Wolff: goal is to think critically about these tools and technologies, rather than just using them.
Liveblogging from International Association of Online Communicators (IAOC) Conference in Reykjavik
Greetings from Reykjavik, Iceland, where the IAOC Conference is underway. We're here as the IAOC Conference gets underway. We will live blog the session highlights, and there will be podcast recordings of the short presentations, sponsored by the Philadelphia Chapter of the Public Relations Society of America.
We are sitting at square tables for a series of roundtable presentations. I've convinced (wasn't hard) Suzanne Sparks Fitzgerald, APR, Fellow, PRSA, of Rowan, who organized the conference, to have the presenters rotate instead of the listeners. That way, we don't have to move podcast equipment from table to table.

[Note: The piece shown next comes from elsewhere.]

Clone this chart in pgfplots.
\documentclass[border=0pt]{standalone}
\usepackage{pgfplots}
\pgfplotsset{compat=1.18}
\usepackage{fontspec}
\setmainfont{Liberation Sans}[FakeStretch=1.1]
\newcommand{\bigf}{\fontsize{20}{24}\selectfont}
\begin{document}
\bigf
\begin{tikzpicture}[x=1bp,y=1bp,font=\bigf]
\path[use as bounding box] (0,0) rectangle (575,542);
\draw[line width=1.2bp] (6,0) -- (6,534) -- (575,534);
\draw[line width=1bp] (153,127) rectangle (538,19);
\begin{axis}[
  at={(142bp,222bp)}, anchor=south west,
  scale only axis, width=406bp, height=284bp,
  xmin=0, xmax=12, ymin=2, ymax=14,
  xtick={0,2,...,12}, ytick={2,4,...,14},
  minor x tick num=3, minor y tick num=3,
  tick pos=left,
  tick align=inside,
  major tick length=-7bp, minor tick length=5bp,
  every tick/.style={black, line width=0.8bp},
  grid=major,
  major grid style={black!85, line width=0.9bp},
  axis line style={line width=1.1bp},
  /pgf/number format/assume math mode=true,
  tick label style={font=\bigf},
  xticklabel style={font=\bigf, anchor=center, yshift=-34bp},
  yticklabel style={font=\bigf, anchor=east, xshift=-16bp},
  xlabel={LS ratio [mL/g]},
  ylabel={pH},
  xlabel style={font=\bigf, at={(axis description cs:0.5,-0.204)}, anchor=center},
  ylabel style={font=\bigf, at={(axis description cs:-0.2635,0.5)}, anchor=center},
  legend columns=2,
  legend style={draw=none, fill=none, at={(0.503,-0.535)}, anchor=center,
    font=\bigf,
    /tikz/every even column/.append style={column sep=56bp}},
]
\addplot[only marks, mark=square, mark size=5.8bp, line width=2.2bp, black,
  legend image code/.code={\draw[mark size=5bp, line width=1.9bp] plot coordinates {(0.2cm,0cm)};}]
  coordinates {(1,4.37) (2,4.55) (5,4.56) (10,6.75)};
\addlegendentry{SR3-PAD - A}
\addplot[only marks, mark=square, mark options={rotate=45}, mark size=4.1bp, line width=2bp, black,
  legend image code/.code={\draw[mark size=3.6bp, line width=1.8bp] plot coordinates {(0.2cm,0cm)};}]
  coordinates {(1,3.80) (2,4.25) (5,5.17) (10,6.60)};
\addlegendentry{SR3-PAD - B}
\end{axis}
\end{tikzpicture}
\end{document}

OK, up first is Kathryn Quigley of Rowan University, who is presenting research entitled "Loud Voices, Silenced Voices; The Ethics of Online Content in Media Coverage of High-Profile Child Death and Child Disappearance cases."
Kathryn is examining how news media are handling child disappearances and murders in their online coverage. Some papers have allowed offensive and scurrillous comments on their online content. The Madeline McCann website set up by the Sun in London has 38 different click-on discussions available. Discussion is more tabloid, headlines, the bias is more pronounced, she says.
We'll post her presentation here on the blog when it's available to us.